Dlife
- Logo used since March 1, 2024
- Country: Japan
- Broadcast area: Nationwide
- Headquarters: Tokyo, Japan

Programming
- Languages: Japanese (dubbing; main); English (via SAP) (subtitles in Japanese);
- Picture format: HDTV 1080i; SDTV 480i;

Ownership
- Owner: The Walt Disney Company (Japan) Ltd.
- Sister channels: Disney Channel Disney Jr.

History
- Launched: 1 July 1998; 28 years ago

Links
- Website: www.dlife.jp

= Dlife =

Japanese television channel

Dlife (ディーライフ, Dīraifu) is a Japanese pay television channel owned and operated by The Walt Disney Company Japan. Known as Fox until 2024, it specializes largely in international TV series.

The channel is not a continuation of the previous Dlife, which was a BS satellite channel. It aired similar programming, but also aired children's series (mostly drawn from Disney's extant channels), anime and lifestyle programming.

== History ==

Final logo as Fox, used from 2019 to 2024

The channel started broadcasting on 1 July 1998 on the SKY PerfecTV! satellite platform under News Corporation subsidiary News Broadcasting Japan (NBJ).
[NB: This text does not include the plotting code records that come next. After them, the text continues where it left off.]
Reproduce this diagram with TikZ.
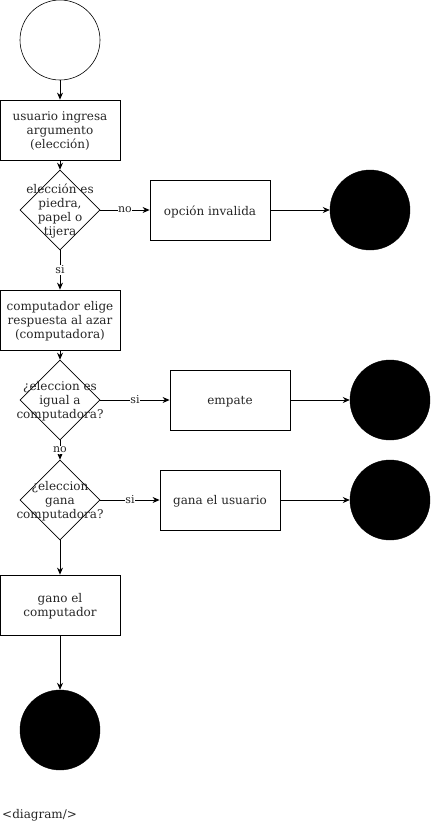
\documentclass[tikz,border=0pt]{standalone}
\usepackage{fontspec}
\setmainfont{DejaVu Serif}
\usetikzlibrary{shapes.geometric,arrows.meta}
\begin{document}
\begin{tikzpicture}[x=1pt,y=-1pt,
  every node/.style={font=\fontsize{12}{14}\selectfont, text=black!85},
  box/.style={draw, line width=0.8pt, minimum width=120pt, minimum height=60pt, inner sep=0pt},
  btext/.style={align=center, inner sep=0pt, yshift=-1.5pt},
  dia/.style={draw, line width=0.6pt, diamond, aspect=1, minimum width=80pt, minimum height=80pt, inner sep=0pt},
  endc/.style={circle, draw, fill=black, minimum size=80pt, inner sep=0pt},
  startc/.style={circle, draw, line width=0.6pt, fill=white, minimum size=80pt, inner sep=0pt},
  arr/.style={draw, line width=0.8pt, -{Stealth[length=7pt,width=6pt]}},
  elabel/.style={fill=white, inner sep=0.5pt, font=\fontsize{11}{13}\selectfont}
]
\useasboundingbox (0,0) rectangle (431,831);

\node[startc] (s) at (60,40) {};
\node[box] (b1) at (60,130) {};
\node[btext] (t1) at (b1) {usuario ingresa\\argumento\\(elección)};
\node[dia] (d1) at (60,210) {};
\node[btext] (t2) at (d1) {elección es\\piedra,\\papel o\\tijera};
\node[box] (inv) at (210,210) {};
\node[btext] (t3) at (inv) {opción invalida};
\node[endc] (e1) at (370,210) {};

\node[box] (b2) at (60,320) {};
\node[btext] (t4) at (b2) {computador elige\\respuesta al azar\\(computadora)};
\node[dia] (d2) at (60,400) {};
\node[btext] (t5) at (d2) {¿eleccion es\\igual a\\computadora?};
\node[box] (emp) at (230,400) {};
\node[btext] (t6) at (emp) {empate};
\node[endc] (e2) at (390,400) {};

\node[dia] (d3) at (60,500) {};
\node[btext] (t7) at (d3) {¿eleccion\\gana\\computadora?};
\node[box] (gana) at (220,500) {};
\node[btext] (t8) at (gana) {gana el usuario};
\node[endc] (e3) at (390,500) {};

\node[box] (b3) at (60,605) {};
\node[btext] (t9) at (b3) {gano el\\computador};
\node[endc] (e4) at (60,730) {};

\node[anchor=west, inner sep=0pt] (cap) at (2,815) {<diagram/>};

\path[arr] (s) -- (b1);
\path[arr] (b1) -- (d1.north);
\path[arr] (d1.east) -- node[elabel] {no} (inv);
\path[arr] (inv) -- (e1);
\path[arr] (d1.south) -- node[elabel] {si} (b2);
\path[arr] (b2) -- (d2.north);
\path[arr] (d2.east) -- node[elabel] {si} (emp);
\path[arr] (emp) -- (e2);
\path[arr] (d2.south) -- node[elabel] {no} (d3.north);
\path[arr] (d3.east) -- node[elabel] {si} (gana);
\path[arr] (gana) -- (e3);
\path[arr] (d3.south) -- (b3);
\path[arr] (b3) -- (e4);
\end{tikzpicture}
\end{document}
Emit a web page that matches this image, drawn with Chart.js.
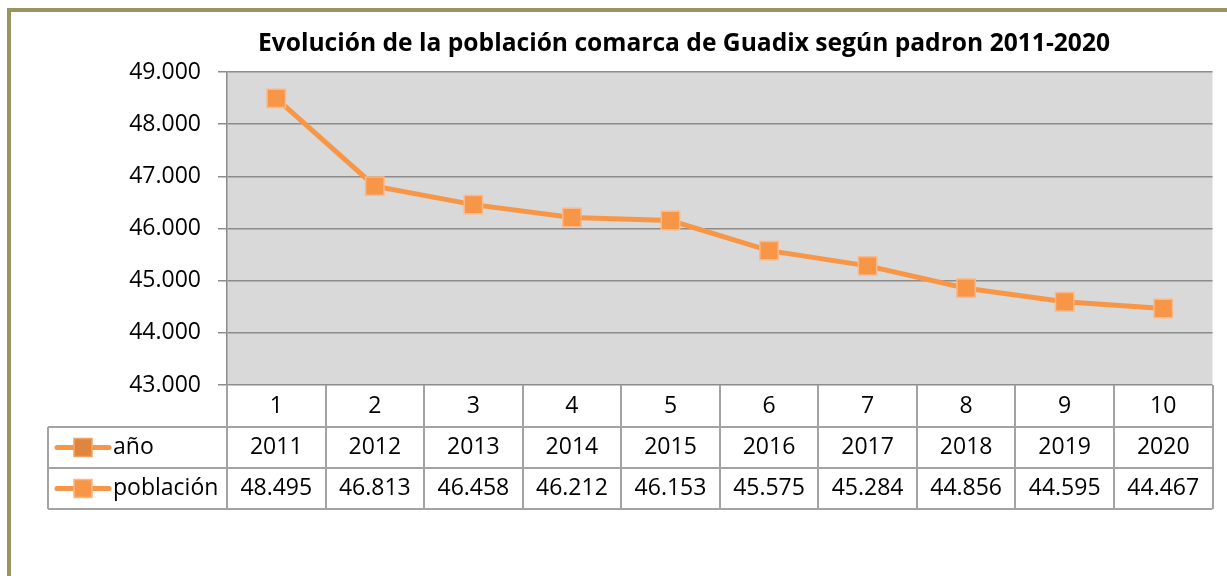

The channel launched alongside Fox Family, Fox News and Star Plus. In its first year, it carried titles such as The X-Files, ER and Ally McBeal. Most of the programming was subtitled, and, in certain cases, new to Japan.

High definition broadcasts began in December 2009. Retransmission of the channel on U-Next ceased on 30 September 2020. It was resumed on 15 January 2021, expected to last until the end of July.

The channel was renamed from Fox to Dlife on 1 March 2024, using a brand Disney formerly owned for BS broadcasting. Some of its long-running series, such as NCIS and Criminal Minds, continued to air.